SOLUTIONS FOR MULTIPLECHOICE QUESTIONS

B.18 a. Incorrect Independence in fact refers to the facts, not appearances.

b. Correct Since appearances influence the public, this is important.

c. Incorrect Fundamental principles do not mention independence in appearance.

d. Incorrect This has nothing to do with independence in appearance.

B.19 a. Incorrect An external auditor is not able to “assure” that they are independent.

b. Incorrect Sarbanes-Oxley and PCAOB have placed the responsibility for ensuring that the external auditors are independent on those charged with governance (including the audit committee). Management is not responsible for the auditor’s independence.

c. Correct Sarbanes-Oxley and PCAOB have placed the responsibility for ensuring that the external auditors are independent on those charged with governance (including the audit committee).

d. Incorrect The PCAOB sets standards for the auditing profession and serves at the regulator for audit firms. The PCAOB is not responsible for the auditor’s independence.

B.20 a. Correct Imperative means that a rule is always followed.

b. Incorrect Utilitarian means that some exceptions based on a calculation of good and bad outcomes is sometimes used.

c. Incorrect This is the second best answer because generalization can resemble imperative thought.

d. Incorrect The firm is following a rule, not listening to members’ collective conscience.

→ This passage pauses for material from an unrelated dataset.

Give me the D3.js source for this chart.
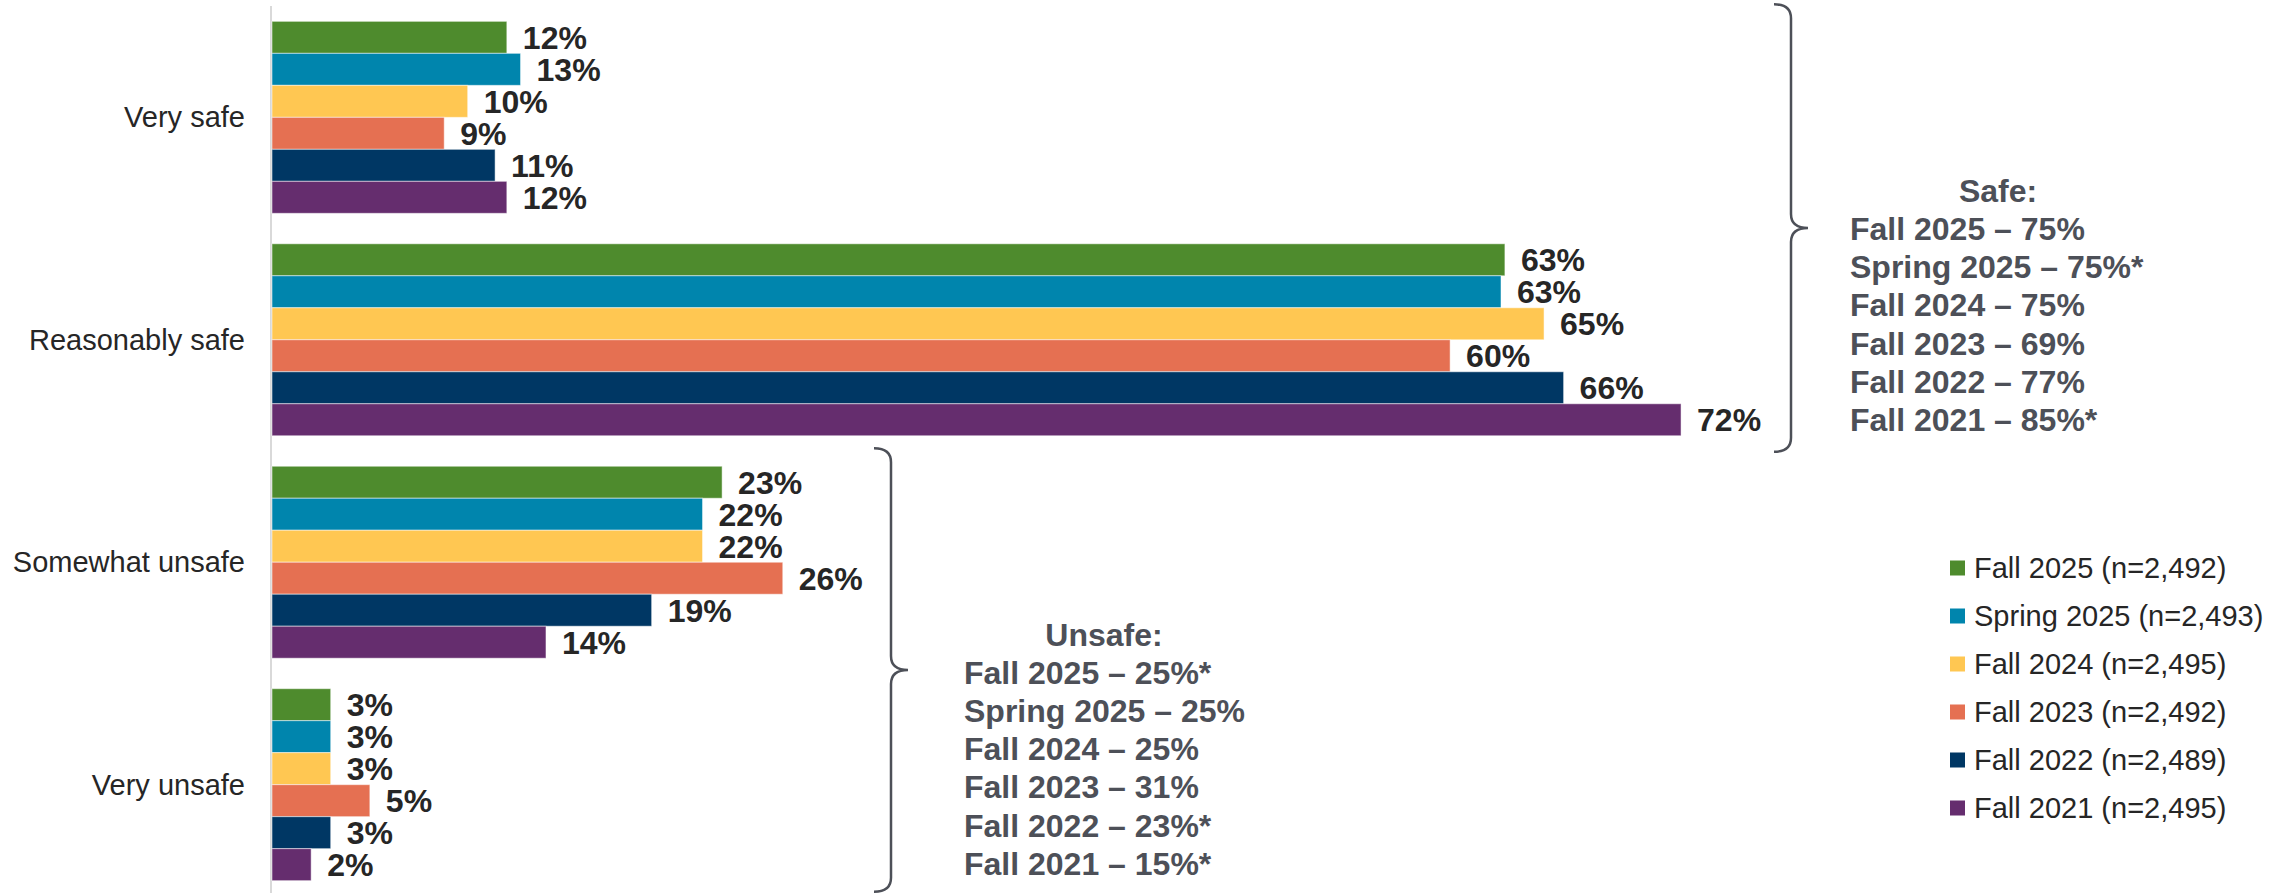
<!DOCTYPE html>
<html>
<head>
<meta charset="utf-8">
<script src="https://cdn.jsdelivr.net/npm/d3@7"></script>
<style>
  body { margin: 0; background: #fff; }
  svg { display: block; font-family: Arial, "Liberation Sans", sans-serif; }
</style>
</head>
<body>
<div id="chart"></div>
<script>
const categories = ['Very safe', 'Reasonably safe', 'Somewhat unsafe', 'Very unsafe'];
const seriesNames = ['Fall 2025 (n=2,492)', 'Spring 2025 (n=2,493)', 'Fall 2024 (n=2,495)',
    'Fall 2023 (n=2,492)', 'Fall 2022 (n=2,489)', 'Fall 2021 (n=2,495)'];
const colors = ['#4e8b2d', '#0085ad', '#ffc752', '#e57052', '#003764', '#652d6e'];

// one array per series, in category order (bar lengths as read; labels show rounded %)
const fall2025 = [12, 63, 23, 3];
const spring2025 = [12.7, 62.8, 22, 3];
const fall2024 = [10, 65, 22, 3];
const fall2023 = [8.8, 60.2, 26.1, 5];
const fall2022 = [11.4, 66, 19.4, 3];
const fall2021 = [12, 72, 14, 2];
const seriesValues = [fall2025, spring2025, fall2024, fall2023, fall2022, fall2021];

const safeTitle = 'Safe:';
const safeLines = ['Fall 2025 – 75%', 'Spring 2025 – 75%*', 'Fall 2024 – 75%',
    'Fall 2023 – 69%', 'Fall 2022 – 77%', 'Fall 2021 – 85%*'];
const unsafeTitle = 'Unsafe:';
const unsafeLines = ['Fall 2025 – 25%*', 'Spring 2025 – 25%', 'Fall 2024 – 25%',
    'Fall 2023 – 31%', 'Fall 2022 – 23%*', 'Fall 2021 – 15%*'];

const width = 2295;
const height = 893;

const svg = d3.select('#chart').append('svg')
    .attr('width', width)
    .attr('height', height);

const x = d3.scaleLinear().domain([0, 100]).range([272, 272 + 1957]);

const y = d3.scaleBand()
    .domain(categories)
    .range([6.1, 895.9])
    .paddingInner(0.137)
    .paddingOuter(0.0685);

const ySeries = d3.scaleBand()
    .domain(d3.range(seriesNames.length))
    .range([0, y.bandwidth()]);

// vertical axis line
svg.append('line')
    .attr('x1', x(0) - 1).attr('x2', x(0) - 1)
    .attr('y1', 6).attr('y2', height)
    .attr('stroke', '#d9d9d9')
    .attr('stroke-width', 2);

// category labels
svg.selectAll('.cat')
    .data(categories)
    .enter().append('text')
    .attr('class', 'cat')
    .attr('x', 245)
    .attr('y', d => y(d) + y.bandwidth() / 2)
    .attr('dy', '0.35em')
    .attr('text-anchor', 'end')
    .attr('font-size', 29)
    .attr('fill', '#262626')
    .text(d => d);

// flatten into bar records
const bars = [];
seriesValues.forEach((vals, si) => {
    vals.forEach((v, ci) => {
        bars.push({ cat: categories[ci], series: si, value: v });
    });
});

svg.selectAll('.bar')
    .data(bars)
    .enter().append('rect')
    .attr('class', 'bar')
    .attr('x', x(0))
    .attr('y', d => y(d.cat) + ySeries(d.series))
    .attr('width', d => x(d.value) - x(0))
    .attr('height', ySeries.bandwidth())
    .attr('fill', d => colors[d.series])
    .attr('stroke', '#ffffff')
    .attr('stroke-opacity', 0.5)
    .attr('stroke-width', 1);

svg.selectAll('.val')
    .data(bars)
    .enter().append('text')
    .attr('class', 'val')
    .attr('x', d => x(d.value) + 16)
    .attr('y', d => y(d.cat) + ySeries(d.series) + ySeries.bandwidth() / 2)
    .attr('dy', '0.36em')
    .attr('font-size', 32)
    .attr('font-weight', 'bold')
    .attr('fill', '#262626')
    .text(d => Math.round(d.value) + '%');

// braces
function bracePath(xv, y0, yt, y1) {
    const w = 17, r = 14;
    return `M${xv - w},${y0} Q${xv},${y0} ${xv},${y0 + r} L${xv},${yt - r} ` +
        `Q${xv},${yt} ${xv + w},${yt} Q${xv},${yt} ${xv},${yt + r} ` +
        `L${xv},${y1 - r} Q${xv},${y1} ${xv - w},${y1}`;
}

const safeTop = y('Very safe') - 17;
const safeBottom = y('Reasonably safe') + y.bandwidth() + 16;
svg.append('path')
    .attr('d', bracePath(1791, safeTop, (safeTop + safeBottom) / 2, safeBottom))
    .attr('fill', 'none')
    .attr('stroke', '#4d5058')
    .attr('stroke-width', 2.5);

const unsafeTop = y('Somewhat unsafe') - 18;
const unsafeBottom = y('Very unsafe') + y.bandwidth() + 11;
svg.append('path')
    .attr('d', bracePath(891, unsafeTop, (unsafeTop + unsafeBottom) / 2, unsafeBottom))
    .attr('fill', 'none')
    .attr('stroke', '#4d5058')
    .attr('stroke-width', 2.5);

// summary text blocks
function summary(title, lines, left, titleX, titleY, step) {
    const g = svg.append('g')
        .attr('font-size', 32)
        .attr('font-weight', 'bold')
        .attr('fill', '#4d5058');
    g.append('text')
        .attr('x', titleX)
        .attr('y', titleY)
        .attr('dy', '0.36em')
        .attr('text-anchor', 'middle')
        .text(title);
    g.selectAll('.line')
        .data(lines)
        .enter().append('text')
        .attr('x', left)
        .attr('y', (d, i) => titleY + step * (i + 1))
        .attr('dy', '0.36em')
        .text(d => d);
}

summary(safeTitle, safeLines, 1850, 1998, 190, 38.3);
summary(unsafeTitle, unsafeLines, 964, 1104, 634, 38.2);

// legend
const legend = svg.append('g');
seriesNames.forEach((name, i) => {
    const cy = 568 + i * 48;
    legend.append('rect')
        .attr('x', 1950)
        .attr('y', cy - 7.5)
        .attr('width', 15)
        .attr('height', 15)
        .attr('fill', colors[i]);
    legend.append('text')
        .attr('x', 1974)
        .attr('y', cy)
        .attr('dy', '0.35em')
        .attr('font-size', 29)
        .attr('fill', '#262626')
        .text(name);
});
</script>
</body>
</html>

B.21 a. Incorrect FASB makes accounting principles (not independence rules).

b. Incorrect GAO makes auditing standards for government audits.

c. Correct The PCAOB (in cooperation with SEC) makes independence rules for auditors of public companies.

d. Incorrect ARSC makes practice standards for accountants’ work on unaudited financial statements.

B.22 a. Incorrect Merely auditing competitors does not impair independence.

b. Correct This implies that the auditor subordinated judgment to the client’s officer.

c. Incorrect Lack of competence itself is not an impairment of independence. The facts may have been misrepresented, but the auditors didn’t know it.

d. Incorrect Another example of lack of competence. In this case, the auditors misrepresented facts (giving the unqualified report when the audit was not entirely in conformity with GAAS), but they did not knowingly do so.